* begin *
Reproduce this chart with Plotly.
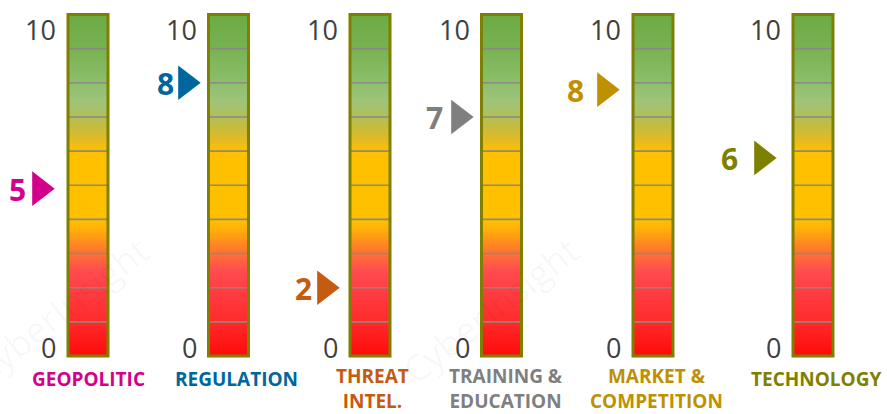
import numpy as np
import plotly.graph_objects as go

# ---------------- data ----------------
categories = ["GEOPOLITIC", "REGULATION", "THREAT\nINTEL.", "TRAINING &\nEDUCATION",
              "MARKET &\nCOMPETITION", "TECHNOLOGY"]
scores = [5, 8, 2, 7, 8, 6]                 # displayed score
pointer_values = [4.9, 8.0, 2.0, 7.0, 7.8, 5.8]  # where the arrow sits on the scale
scale_min, scale_max = 0, 10
tick_labels = ["0", "10"]

# ---------------- styling / layout ----------------
W, H = 887, 414
label_colors = ["#D4008C", "#00669E", "#C55A11", "#7F7F7F", "#BF9000", "#808000"]
bar_centers = [88, 228.5, 370, 501.5, 653, 813]
bar_w = 40
arrow_tips = [57, 203, 342, 476, 622, 779]
score_x = [17, 165, 303, 434, 575, 729]
cat_x = [88, 236, 372, 506, 656, 816]

# pixel mapping for y: value 0 -> 356px, value 10 -> 14.5px (from top)
px0, px10 = 356.0, 14.5
ppv = (px0 - px10) / (scale_max - scale_min)
y_top = (px0 - 0) / ppv
y_bot = (px0 - H) / ppv

colorscale = [
    [0.00, "#FF0A0A"], [0.10, "#FF2A2A"], [0.20, "#FF3F45"], [0.25, "#FF4C50"],
    [0.29, "#FF6A3A"], [0.33, "#FF8820"], [0.37, "#FFAE0C"], [0.40, "#FFC000"],
    [0.60, "#FFC000"], [0.63, "#E6BA20"], [0.67, "#C6BC3E"], [0.71, "#ADC060"],
    [0.75, "#9CC47A"], [0.82, "#88BC66"], [0.90, "#78B252"], [1.00, "#6CAB44"],
]

fig = go.Figure()
shapes = []
annotations = []

y_edges = np.linspace(scale_min, scale_max, 201)
y_mid = (y_edges[:-1] + y_edges[1:]) / 2

for i, cat in enumerate(categories):
    cx = bar_centers[i]
    x0, x1 = cx - bar_w / 2, cx + bar_w / 2
    fig.add_trace(go.Heatmap(
        x=[x0, x1], y=y_edges, z=y_mid.reshape(-1, 1),
        colorscale=colorscale, zmin=scale_min, zmax=scale_max,
        showscale=False, hoverinfo="skip"))
    # grid lines
    for v in range(scale_min + 1, scale_max):
        shapes.append(dict(type="line", xref="x", yref="y", x0=x0, x1=x1, y0=v, y1=v,
                           line=dict(color="#8A8A80", width=1.6), layer="above"))
    # border
    shapes.append(dict(type="rect", xref="x", yref="y", x0=x0, x1=x1,
                       y0=scale_min, y1=scale_max,
                       line=dict(color="#7F7F00", width=3), layer="above"))
    # tick labels
    annotations.append(dict(x=x0 - 10, y=scale_max, text=tick_labels[1], showarrow=False,
                            xanchor="right", yanchor="middle", yshift=-15,
                            font=dict(family="Open Sans", size=27, color="#404040")))
    annotations.append(dict(x=x0 - 10, y=scale_min, text=tick_labels[0], showarrow=False,
                            xanchor="right", yanchor="middle", yshift=9,
                            font=dict(family="Open Sans", size=27, color="#404040")))
    # score number
    annotations.append(dict(x=score_x[i], y=pointer_values[i], text="<b>%d</b>" % scores[i],
                            showarrow=False, xanchor="center", yanchor="middle", yshift=-1,
                            font=dict(family="Open Sans", size=30, color=label_colors[i])))
    # category label
    lines = cat.split("\n")
    centre_px = 379 + 9.5 * (len(lines) - 1)
    annotations.append(dict(x=cat_x[i], y=(px0 - centre_px) / ppv,
                            text="<br>".join("<b>%s</b>" % ln for ln in lines),
                            showarrow=False, xanchor="center", yanchor="middle", borderpad=0,
                            font=dict(family="Open Sans", size=19, color=label_colors[i])))

# arrow markers (triangle-right: tip at +size/sqrt(3) from centre)
tri_size = 30
fig.add_trace(go.Scatter(
    x=[t - tri_size / np.sqrt(3) for t in arrow_tips], y=pointer_values,
    mode="markers", hoverinfo="skip",
    marker=dict(symbol="triangle-right", size=tri_size, color=label_colors,
                line=dict(width=0))))

# faint watermark
for (wx, wy) in [(60, 310), (490, 310), (920, 310), (40, -30), (470, -30), (900, -30)]:
    annotations.append(dict(x=wx, y=(px0 - wy) / ppv, text="CyberInsight", showarrow=False,
                            textangle=-38, xanchor="center", yanchor="middle",
                            font=dict(family="Open Sans", size=36, color="rgba(0,0,0,0.035)")))

fig.update_layout(
    width=W, height=H, margin=dict(l=0, r=0, t=0, b=0),
    paper_bgcolor="white", plot_bgcolor="white",
    showlegend=False, shapes=shapes, annotations=annotations,
    xaxis=dict(range=[0, W], visible=False, fixedrange=True),
    yaxis=dict(range=[y_bot, y_top], visible=False, fixedrange=True),
)
fig.write_html("out.html", config={"displayModeBar": False},
               post_script="document.body.style.margin='0';document.body.style.overflow='hidden';")
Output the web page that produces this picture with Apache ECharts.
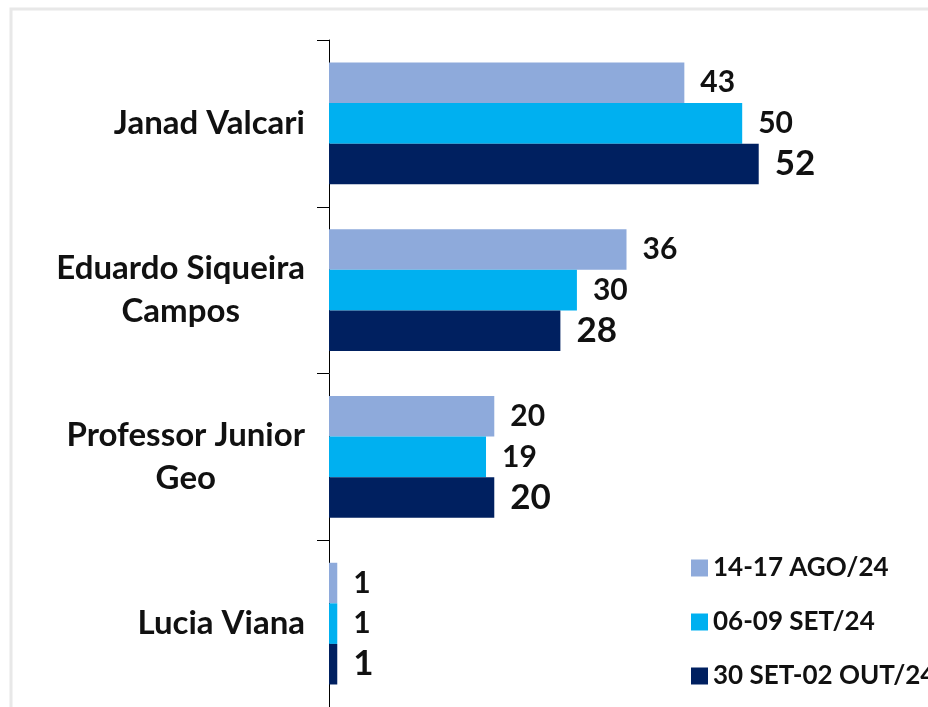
<!DOCTYPE html>
<html>
<head>
<meta charset="utf-8">
<script src="https://cdn.jsdelivr.net/npm/echarts@6/dist/echarts.min.js"></script>
<style>
  html, body { margin: 0; padding: 0; background: #fff; }
  #chart { width: 928px; height: 707px; }
</style>
</head>
<body>
<div id="chart"></div>
<script>
// candidates, top to bottom
const categories = ['Janad Valcari', 'Eduardo Siqueira\nCampos', 'Professor Junior\nGeo', 'Lucia Viana']
const seriesNames = ['14-17 AGO/24', '06-09 SET/24', '30 SET-02 OUT/24']
const agoValues = [43, 36, 20, 1]
const setValues = [50, 30, 19, 1]
const outValues = [52, 28, 20, 1]

const colors = ['#8eaadb', '#00b0f0', '#002060']
const font = 'Lato, "Open Sans", sans-serif'

function makeSeries(name, data, color, labelSize) {
  return {
    name: name,
    type: 'bar',
    data: data,
    barGap: 0,
    barCategoryGap: '27%',
    itemStyle: { color: color },
    label: {
      show: true,
      position: 'right',
      distance: 16,
      color: '#111',
      fontFamily: font,
      fontWeight: 'bold',
      fontSize: labelSize
    }
  }
}

const chart = echarts.init(document.getElementById('chart'))
chart.setOption({
  animation: false,
  graphic: [{
    type: 'rect',
    shape: { x: 11, y: 9, width: 1000, height: 1000 },
    style: { fill: 'none', stroke: '#e8e8e8', lineWidth: 3 },
    silent: true
  }],
  grid: {
    left: 329,
    top: 40,
    width: 595,
    height: 672
  },
  legend: {
    orient: 'vertical',
    left: 686,
    top: 550,
    itemWidth: 17,
    itemHeight: 17,
    itemGap: 28,
    itemTextGap: 8,
    icon: 'rect',
    textStyle: {
      color: '#111',
      fontFamily: font,
      fontWeight: 'bold',
      fontSize: 26,
      lineHeight: 25
    },
    data: seriesNames
  },
  xAxis: {
    type: 'value',
    min: 0,
    max: 72,
    show: false
  },
  yAxis: {
    type: 'category',
    inverse: true,
    data: categories,
    axisLine: { lineStyle: { color: '#000', width: 1 } },
    axisTick: { show: true, length: 12, lineStyle: { color: '#000' } },
    axisLabel: {
      margin: 24,
      align: 'right',
      formatter: function (v) {
        return v.split('\n').map(function (s) { return '{a|' + s + '}' }).join('\n')
      },
      rich: {
        a: {
          color: '#111',
          fontFamily: font,
          fontWeight: 'bold',
          fontSize: 33,
          lineHeight: 43,
          align: 'center'
        }
      }
    }
  },
  series: [
    makeSeries(seriesNames[0], agoValues, colors[0], 30),
    makeSeries(seriesNames[1], setValues, colors[1], 30),
    makeSeries(seriesNames[2], outValues, colors[2], 35)
  ]
})
</script>
</body>
</html>
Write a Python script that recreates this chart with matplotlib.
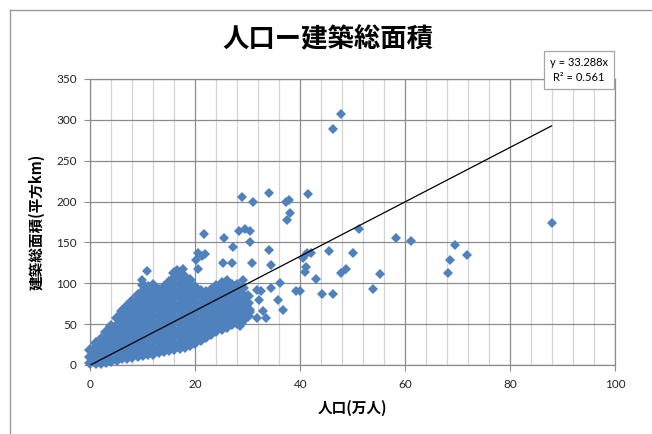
import matplotlib

matplotlib.use("Agg")
import matplotlib.pyplot as plt
from matplotlib.lines import Line2D
from matplotlib.ticker import MultipleLocator

# dense cluster, read column by column: population (万人) -> list of areas (平方km)
cluster_pop = list(range(0, 31))
cluster_area = [
    [2, 10, 18],
    [2, 6, 14, 22, 27],
    [3, 10, 18, 26, 32],
    [4, 8, 16, 24, 32, 40],
    [5, 12, 20, 28, 36, 44, 48],
    [6, 9, 17, 25, 33, 41, 49, 57],
    [8, 15, 23, 31, 39, 47, 55, 63, 66],
    [9, 12, 20, 28, 36, 44, 52, 60, 68, 72],
    [10, 17, 25, 33, 41, 49, 57, 65, 73, 78],
    [11, 14, 22, 30, 38, 46, 54, 62, 70, 78, 86],
    [12, 19, 27, 35, 43, 51, 59, 67, 75, 83, 91, 98],
    [13, 16, 24, 32, 40, 48, 56, 64, 72, 80, 88, 95],
    [14, 21, 29, 37, 45, 53, 61, 69, 77, 85, 93, 98],
    [16, 20, 28, 36, 44, 52, 60, 68, 76, 84, 92],
    [17, 24, 32, 40, 48, 56, 64, 72, 80, 88, 96],
    [18, 22, 30, 38, 46, 54, 62, 70, 78, 86, 94, 102],
    [20, 27, 35, 43, 51, 59, 67, 75, 83, 91, 99, 107, 112],
    [21, 26, 34, 42, 50, 58, 66, 74, 82, 90, 98, 106, 112],
    [22, 29, 37, 45, 53, 61, 69, 77, 85, 93, 101, 108],
    [25, 32, 40, 48, 56, 64, 72, 80, 88, 96, 104],
    [27, 35, 43, 51, 59, 67, 75, 83, 91, 96],
    [30, 36, 44, 52, 60, 68, 76, 84, 90],
    [34, 41, 49, 57, 65, 73, 81, 89],
    [38, 44, 52, 60, 68, 76, 84, 92],
    [41, 49, 57, 65, 73, 81, 89, 97],
    [44, 52, 60, 68, 76, 84, 92, 100],
    [47, 55, 63, 71, 79, 87, 95, 103],
    [50, 58, 66, 74, 82, 90, 98],
    [52, 60, 68, 76, 84, 92, 98],
    [55, 62, 70, 78, 86, 94],
    [60, 68, 76, 84],
]

# scattered points outside the cluster
outlier_pop = [
    10.8, 9.8, 17.6, 16.5, 20.2, 21.2, 21.8, 20.5, 20.5, 21.7, 25.5, 27.1,
    28.3, 29.4, 30.4, 30.5, 34.0, 28.8, 30.9, 34.1, 37.2, 37.9, 41.5, 38.0,
    37.4, 25.2, 26.9, 30.7, 34.4, 36.1, 39.1, 35.8, 36.7, 32.9, 33.4, 31.7,
    32.2, 30.5, 31.7, 28.5, 27.5, 41.0, 40.9, 43.0, 41.2, 42.1, 45.5, 44.2,
    46.2, 47.8, 48.8, 50.0, 40.5, 39.9, 51.1, 58.2, 61.1, 69.4, 71.8, 68.5,
    68.2, 53.8, 55.1, 46.2, 47.7, 87.9, 29.1, 25.9, 34.5, 32.6, 27.2, 28.8,
    27.7, 30.4,
]
outlier_area = [
    115, 104, 118, 116, 128, 133, 135.5, 137, 117, 160, 156, 145,
    164, 166, 164, 151, 141, 205, 199, 211, 200, 202, 209, 186,
    177, 124.5, 125, 125, 122, 100, 91, 79.5, 67, 66, 58, 92,
    80, 67, 57, 48, 64, 120, 114, 105, 137, 137, 139, 86.5,
    86.5, 113, 118, 137.5, 131, 91, 166, 155, 152, 147, 134, 129,
    112, 93, 111, 289, 307, 174, 104, 102, 94, 91, 69, 51,
    63, 65,
]

# trendline as drawn (ends at the largest city), and the label Excel printed
trend_pop = [0, 87.9]
trend_area = [0, 292.6]
trend_label = "y = 33.288x\nR² = 0.561"

cluster_x = []
cluster_y = []
for x, ys in zip(cluster_pop, cluster_area):
    for y in ys:
        cluster_x.append(x)
        cluster_y.append(y)

cjk = ["Noto Sans CJK JP", "DejaVu Sans"]
num_font = ["Lato", "DejaVu Sans"]
blue = "#4f81bd"

fig = plt.figure(figsize=(6.52, 4.34), dpi=100)
ax = fig.add_axes([0.1388, 0.159, 0.8045, 0.659])

ax.plot(cluster_x, cluster_y, linestyle="none", marker="D", markersize=6.3,
        color=blue, markeredgewidth=0, clip_on=False, zorder=3)
ax.plot(outlier_pop, outlier_area, linestyle="none", marker="D", markersize=4.8,
        color=blue, markeredgewidth=0, clip_on=False, zorder=3)
ax.plot(trend_pop, trend_area, color="black", linewidth=0.9, zorder=4)

ax.set_xlim(0, 100)
ax.set_ylim(0, 350)
ax.xaxis.set_major_locator(MultipleLocator(20))
ax.xaxis.set_minor_locator(MultipleLocator(4))
ax.yaxis.set_major_locator(MultipleLocator(50))
ax.grid(which="major", color="#8c8c8c", linewidth=0.9)
ax.grid(which="minor", axis="x", color="#d4d4d4", linewidth=0.9)
ax.set_axisbelow(True)
for s in ax.spines.values():
    s.set_color("#8c8c8c")
    s.set_linewidth(0.9)
ax.tick_params(which="major", length=4, color="#8c8c8c", labelsize=8.5,
               labelcolor="#222222", pad=6)
ax.tick_params(which="minor", length=0)
for lab in ax.get_xticklabels() + ax.get_yticklabels():
    lab.set_family(num_font)

ax.set_xlabel("人口(万人)", family=cjk, fontsize=10.5, fontweight="bold", labelpad=7)
ax.set_ylabel("建築総面積(平方km)", family=cjk, fontsize=10.5, fontweight="bold", labelpad=8)

fig.text(328 / 652, 1 - 40 / 434, "人口ー建築総面積", family=cjk, fontsize=19,
         fontweight="bold", ha="center", va="center")

fig.text(579 / 652, 1 - 70 / 434, trend_label, family=num_font,
         fontsize=8, ha="center", va="center", linespacing=1.5,
         bbox=dict(boxstyle="square,pad=0.55", facecolor="white", edgecolor="#a6a6a6",
                   linewidth=0.9))

# chart-area frame (left and top edges visible in the crop)
fig.add_artist(Line2D([10 / 652, 10 / 652], [0, 1 - 10 / 434], color="#9a9a9a", linewidth=1))
fig.add_artist(Line2D([10 / 652, 1], [1 - 10 / 434, 1 - 10 / 434], color="#9a9a9a", linewidth=1))

fig.savefig("out.png", dpi=100)
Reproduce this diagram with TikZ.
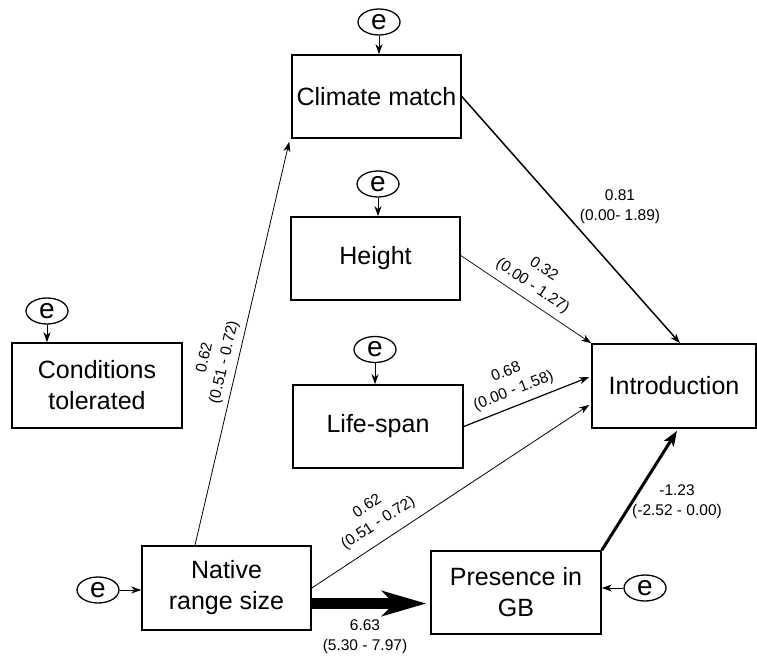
* end *
**Written exercise:** Above are the records; repeat their lines from the first through the line containing "import plotly.graph_objects as go", and leave out each picture.

**Complete output:**
Reproduce this chart with Plotly.
import numpy as np
import plotly.graph_objects as go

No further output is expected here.